Malgré les ratés du programme de parrainage, la ministre de l'Immigration, Kathleen Weil, n'hésite pas à le qualifier de «grand succès». Elle souligne le fait que 3300 Haïtiens ont pu venir s'établir au Québec après le séisme, toutes catégories confondues. «C'est 80% de plus que l'année précédente», dit-elle, en insistant sur le fait qu'il ne faut pas se contenter de regarder le bilan de la sous-catégorie du parrainage humanitaire. Bref, le programme est un grand succès surtout si on évite soigneusement de regarder ses ratés.

La ministre Weil assure que le dossier est prioritaire et que ses pourparlers avec le ministre fédéral de l'Immigration, Jason Kenney, ont porté leurs fruits et permis d'accélérer le traitement de certaines demandes. Mais pour ceux qui attendent, comme Wilingthon et des centaines d'autres, cette accélération demeure invisible.

Pourtant, quand il y a une réelle volonté politique, bien des choses officiellement impossibles deviennent possibles. Prenez le cas des enfants adoptés en Haïti. Après le séisme, le gouvernement fédéral, avec la collaboration des provinces, a permis à plus de 200 enfants adoptés d'être réunis rapidement avec leur famille adoptive. Habituellement, les démarches prennent deux ans. Après le séisme, on a réussi à accélérer le traitement pour que tout soit fait en un mois à peine.

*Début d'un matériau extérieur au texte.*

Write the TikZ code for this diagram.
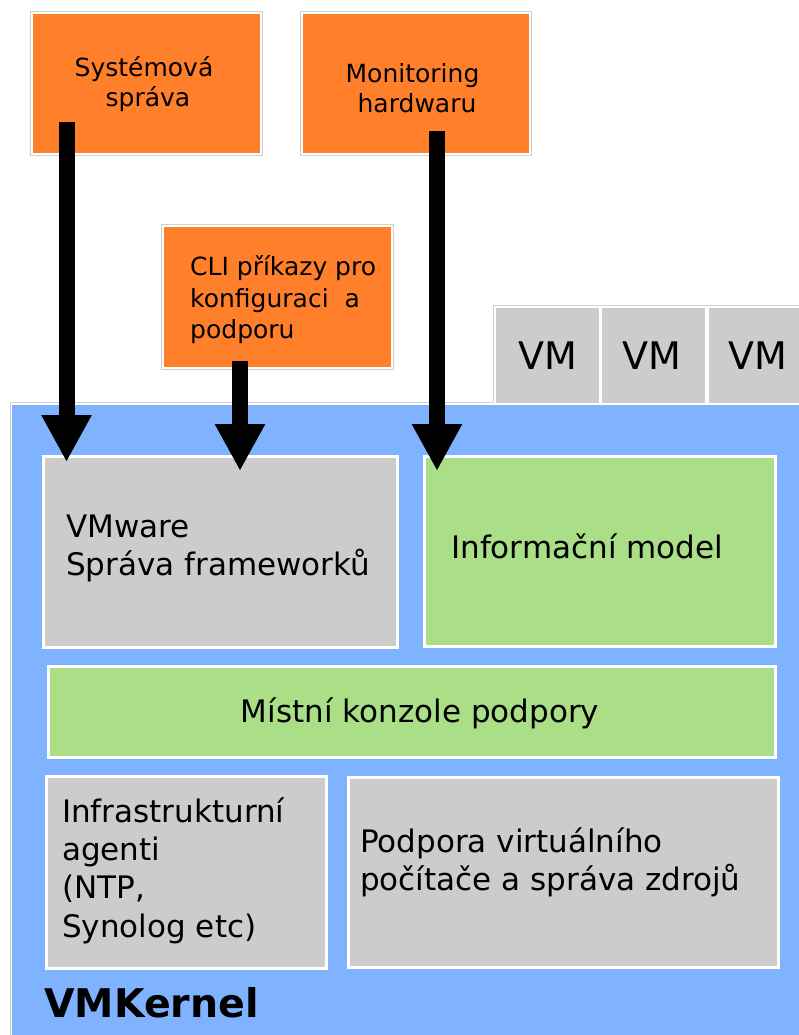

Malheureusement, les autres enfants rescapés des décombres n'ont pas eu droit au même traitement. Ce qui fait foi d'une politique de «deux poids, deux mesures» difficile à justifier.

On a beau parler de traitement prioritaire et accéléré, un an après le séisme, le bilan n'a rien de réjouissant pour la majorité des sinistrés. Pour les plus chanceux, l'espoir est distillé au compte-gouttes. Pour les autres, c'est le désenchantement, grand comme l'océan.